**Instructions to follow**
Exactly and only the lines from the one containing "Convert this chart to D3.js code." through the one containing "d3.scaleLinear().domain([0, 350]).range([plotB, plotT]);" belong in your copy. Pictures do not.

**Exercise input**
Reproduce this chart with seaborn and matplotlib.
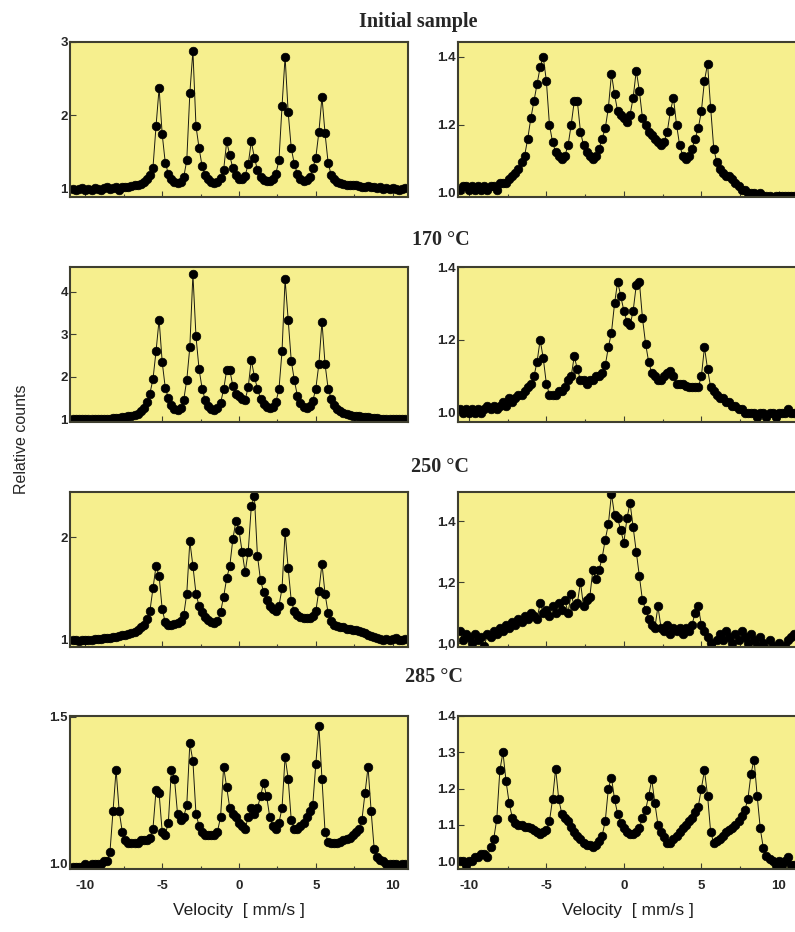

...

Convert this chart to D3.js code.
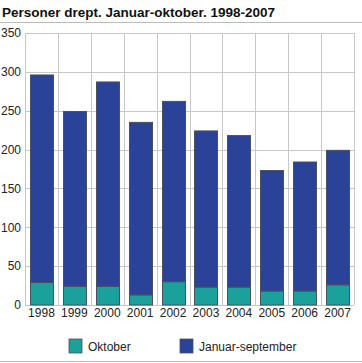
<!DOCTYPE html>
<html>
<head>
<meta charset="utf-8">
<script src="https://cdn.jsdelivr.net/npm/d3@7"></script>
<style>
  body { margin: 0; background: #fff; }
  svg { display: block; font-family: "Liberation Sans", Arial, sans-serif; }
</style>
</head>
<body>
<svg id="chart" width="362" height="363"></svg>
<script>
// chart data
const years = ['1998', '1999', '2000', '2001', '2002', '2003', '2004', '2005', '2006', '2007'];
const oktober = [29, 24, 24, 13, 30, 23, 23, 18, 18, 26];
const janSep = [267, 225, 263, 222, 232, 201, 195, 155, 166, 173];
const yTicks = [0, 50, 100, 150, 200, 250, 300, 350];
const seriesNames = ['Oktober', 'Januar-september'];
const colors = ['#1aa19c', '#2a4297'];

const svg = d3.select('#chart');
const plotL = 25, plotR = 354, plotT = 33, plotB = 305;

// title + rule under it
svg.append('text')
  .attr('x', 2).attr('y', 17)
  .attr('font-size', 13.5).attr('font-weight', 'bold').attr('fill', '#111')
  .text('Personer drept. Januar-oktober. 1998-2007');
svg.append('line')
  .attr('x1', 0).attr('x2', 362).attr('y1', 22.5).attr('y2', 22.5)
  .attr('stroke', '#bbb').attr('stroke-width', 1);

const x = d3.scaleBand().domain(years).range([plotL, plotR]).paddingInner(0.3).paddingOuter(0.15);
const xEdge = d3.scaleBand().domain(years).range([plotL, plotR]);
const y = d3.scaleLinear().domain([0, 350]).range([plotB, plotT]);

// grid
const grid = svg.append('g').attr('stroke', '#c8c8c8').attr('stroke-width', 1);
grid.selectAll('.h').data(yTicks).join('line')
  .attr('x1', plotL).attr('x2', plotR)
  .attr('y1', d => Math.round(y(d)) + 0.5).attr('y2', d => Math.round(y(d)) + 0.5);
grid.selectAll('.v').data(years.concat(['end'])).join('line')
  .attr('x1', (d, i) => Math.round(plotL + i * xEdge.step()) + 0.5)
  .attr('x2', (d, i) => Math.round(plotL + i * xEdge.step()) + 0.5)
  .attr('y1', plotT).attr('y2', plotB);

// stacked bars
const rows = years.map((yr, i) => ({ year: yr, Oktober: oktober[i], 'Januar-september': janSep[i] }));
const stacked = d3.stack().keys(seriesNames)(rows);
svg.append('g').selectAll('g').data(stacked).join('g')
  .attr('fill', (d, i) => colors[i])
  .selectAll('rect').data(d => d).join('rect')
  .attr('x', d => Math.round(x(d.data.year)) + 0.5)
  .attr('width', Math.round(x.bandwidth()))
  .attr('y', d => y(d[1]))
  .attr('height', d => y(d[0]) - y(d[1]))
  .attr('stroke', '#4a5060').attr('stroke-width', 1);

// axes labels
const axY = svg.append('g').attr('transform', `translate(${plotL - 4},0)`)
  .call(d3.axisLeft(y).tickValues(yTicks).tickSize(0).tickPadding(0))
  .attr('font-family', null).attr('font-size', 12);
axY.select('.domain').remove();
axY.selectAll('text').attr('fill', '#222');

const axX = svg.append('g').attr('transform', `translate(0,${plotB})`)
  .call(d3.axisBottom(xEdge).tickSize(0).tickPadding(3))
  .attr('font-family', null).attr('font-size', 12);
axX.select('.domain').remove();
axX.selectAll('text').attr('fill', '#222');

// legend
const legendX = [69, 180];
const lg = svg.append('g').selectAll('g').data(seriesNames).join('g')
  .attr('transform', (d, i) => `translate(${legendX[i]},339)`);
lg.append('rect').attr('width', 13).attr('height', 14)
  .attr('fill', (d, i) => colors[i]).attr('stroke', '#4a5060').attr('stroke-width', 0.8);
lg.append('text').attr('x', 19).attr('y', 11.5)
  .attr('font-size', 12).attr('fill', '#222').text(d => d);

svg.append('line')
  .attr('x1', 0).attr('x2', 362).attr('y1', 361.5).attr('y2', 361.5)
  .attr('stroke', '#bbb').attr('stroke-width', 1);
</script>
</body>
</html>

**Output**
Convert this chart to D3.js code.
<!DOCTYPE html>
<html>
<head>
<meta charset="utf-8">
<script src="https://cdn.jsdelivr.net/npm/d3@7"></script>
<style>
  body { margin: 0; background: #fff; }
  svg { display: block; font-family: "Liberation Sans", Arial, sans-serif; }
</style>
</head>
<body>
<svg id="chart" width="362" height="363"></svg>
<script>
// chart data
const years = ['1998', '1999', '2000', '2001', '2002', '2003', '2004', '2005', '2006', '2007'];
const oktober = [29, 24, 24, 13, 30, 23, 23, 18, 18, 26];
const janSep = [267, 225, 263, 222, 232, 201, 195, 155, 166, 173];
const yTicks = [0, 50, 100, 150, 200, 250, 300, 350];
const seriesNames = ['Oktober', 'Januar-september'];
const colors = ['#1aa19c', '#2a4297'];

const svg = d3.select('#chart');
const plotL = 25, plotR = 354, plotT = 33, plotB = 305;

// title + rule under it
svg.append('text')
  .attr('x', 2).attr('y', 17)
  .attr('font-size', 13.5).attr('font-weight', 'bold').attr('fill', '#111')
  .text('Personer drept. Januar-oktober. 1998-2007');
svg.append('line')
  .attr('x1', 0).attr('x2', 362).attr('y1', 22.5).attr('y2', 22.5)
  .attr('stroke', '#bbb').attr('stroke-width', 1);

const x = d3.scaleBand().domain(years).range([plotL, plotR]).paddingInner(0.3).paddingOuter(0.15);
const xEdge = d3.scaleBand().domain(years).range([plotL, plotR]);
const y = d3.scaleLinear().domain([0, 350]).range([plotB, plotT]);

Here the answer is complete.